None of this should come as major surprises, but Gartner’s data allows for a bit more granular detail in the overall view of the market. Here are new points derived from Gartner’s sell-through data:
- The smartphone market is growing at nearly 100% (96%).
- The overall market is growing at 35%.
- The non-smartphone market is growing at 25%.
- Android grew at 1,340% y/y. iOS grew at 92%, Symbian at 61% and RIM at 40%.
- Platform market shares (below) shows a more even distribution of platform volumes between four main platforms:
- Non-branded mobile phones grew to 33% of the market, with 141% unit growth. This is an alarming figure for the low-end of the market. The unbranded market excludes ZTE and Hauwei which grew below the overall market growth (9.8%, 27% respectively). The implications were most dire for Motorola (-36% units growth), Sony Ericsson (-23%) and LG (-14%). Nokia grew but, at 3.5%, well below market growth.

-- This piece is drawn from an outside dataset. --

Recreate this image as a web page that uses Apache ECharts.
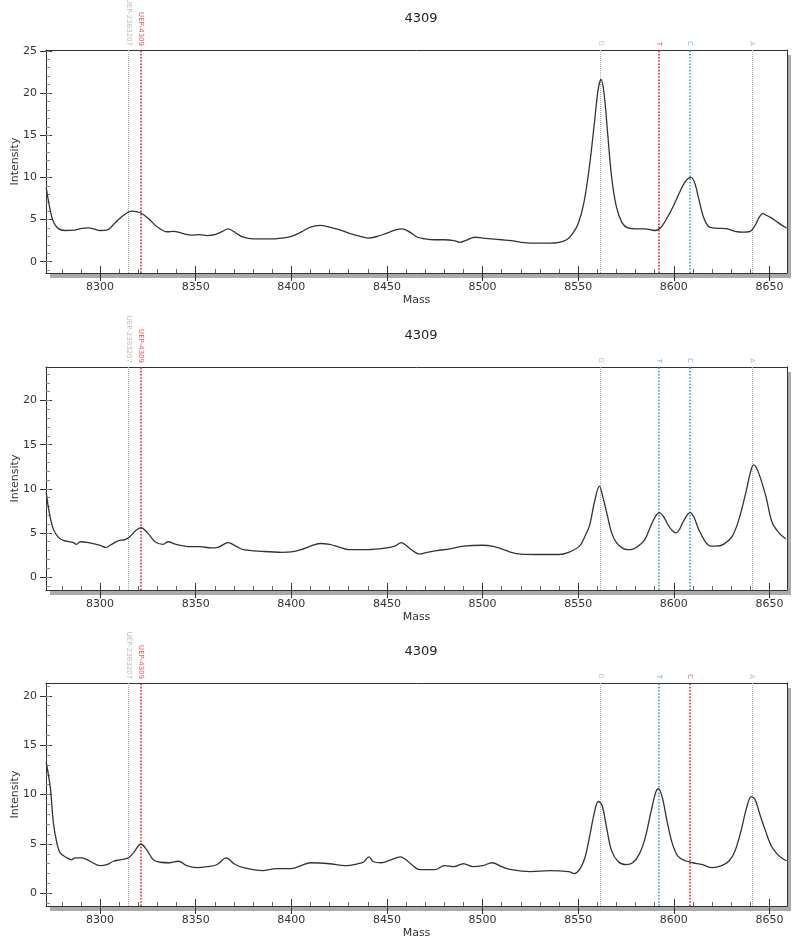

- In 3Q 2009 41 million smartphones were sold. In 3Q 2010 80.5 million were sold. If we were to split the growth among platforms, nearly half the growth was Android. 27% of the additions were Symbian and 16% were iOS. Only 8.3% of the growth was RIM devices.
- Windows Mobile and Linux were the only smartphone platforms to shrink volumes. However, even though the platform is deprecated, 2.2 million Windows Mobile devices were still sold last quarter — more than Android sold a year earlier.